Getty Kouros - Archaeometry

Archaeometry

The Getty commissioned two scientific studies on which it based its decision to buy the statue. The first was by Norman Herz, a professor of geology at the University of Georgia, who measured the carbon and oxygen isotope ratios, and traced the stone to the island of Thasos. The marble was found to have a composition of 88% dolomite and 12% calcite, by x-ray diffraction. His isotopic analysis revealed that δ18O = -2.37 and δ13C = +2.88, which from database comparison admitted one of five possible sources: Denizli, Doliana, Marmara, Mylasa, or Thasos-Acropolis. Further, trace element analysis of the kouros eliminated Denizli. With the high dolomite content Thasos was determined to be the likeliest source with a 90% probability. The second test was by Stanley Margolis, a geology professor at the University of California at Davis. He showed that the dolomite surface of the sculpture had undergone a process called de-dolomitization, in which the magnesium content had been leached out, leaving a crust of calcite, along with other minerals. Margolis determined that this process could occur only over the course of many centuries and under natural conditions, and therefore could not be duplicated by a forger.
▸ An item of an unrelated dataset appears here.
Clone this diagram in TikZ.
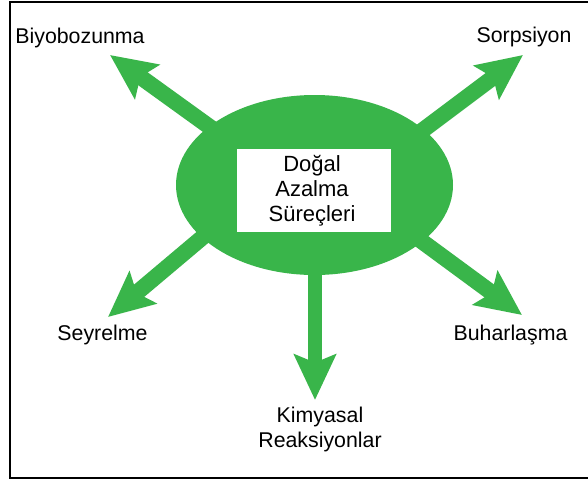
\documentclass[tikz,border=0pt]{standalone}
\usepackage{fontspec}
\setmainfont{Liberation Sans}
\usetikzlibrary{arrows.meta,shapes.geometric}
\definecolor{grn}{RGB}{57,181,74}
\begin{document}
\begin{tikzpicture}[x=0.75pt,y=-0.75pt,
  arr/.style={draw=grn, line width=12pt, -{Stealth[length=34pt,width=31pt,inset=6pt]}},
  lbl/.style={inner sep=0pt, anchor=base, font=\fontsize{16}{18.75}\selectfont},
  frame/.style={draw=black, line width=1.6pt}]
\useasboundingbox (0,0) rectangle (588,482);
\clip (0,0) rectangle (588,482);
\fill[white] (0,0) rectangle (588,482);
\draw[frame] (600,2) -- (10,2) -- (10,478) -- (600,478);
% arrow anchors (shaft starts hidden under the ellipse)
\coordinate (s1) at (250,156);
\coordinate (t1) at (110,55);
\coordinate (s2) at (383,160);
\coordinate (t2) at (523,55);
\coordinate (s3) at (248,199);
\coordinate (t3) at (108,317);
\coordinate (s4) at (382,212);
\coordinate (t4) at (522,315);
\coordinate (s5) at (315,250);
\coordinate (t5) at (315,400);
\draw[arr] (s1) -- (t1);
\draw[arr] (s2) -- (t2);
\draw[arr] (s3) -- (t3);
\draw[arr] (s4) -- (t4);
\draw[arr, line width=10.5pt] (s5) -- (t5);
\node (ell) [ellipse, fill=grn, draw=none, minimum width=207.75pt, minimum height=135pt, inner sep=0pt] at (314.5,185) {};
\node (box) [fill=white, draw=none, minimum width=115.5pt, minimum height=62.25pt, inner sep=0pt] at (314,190.5) {};
\node (ctext) [inner sep=0pt, anchor=base, align=center, font=\fontsize{16.5}{18.75}\selectfont] at (312,221) {Doğal\\Azalma\\Süreçleri};
\node[lbl] (bio) at (80,43) {Biyobozunma};
\node[lbl] (sor) at (524,42) {Sorpsiyon};
\node[lbl] (sey) at (102.5,340) {Seyrelme};
\node[lbl] (buh) at (510.5,340) {Buharlaşma};
\node[lbl, align=center] (kim) at (320,447) {Kimyasal\\Reaksiyonlar};
\end{tikzpicture}
\end{document}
In the early 1990s, the marine chemist Miriam Kastner produced an experimental result which cast doubt on Margolis’s thesis by artificially inducing de-dolomitization in the laboratory, a result since confirmed by Margolis. However, although this does admit the possibility the kouros was synthetically aged by a forger the procedure is a complicated and time-consuming one. The unlikeliness of a forger using such experimental methods in what is still an uncertain science has prompted the Getty’s antiquities conservator to remark "when you consider a forger actually repeating the procedure you begin to leave the realm of practicality”.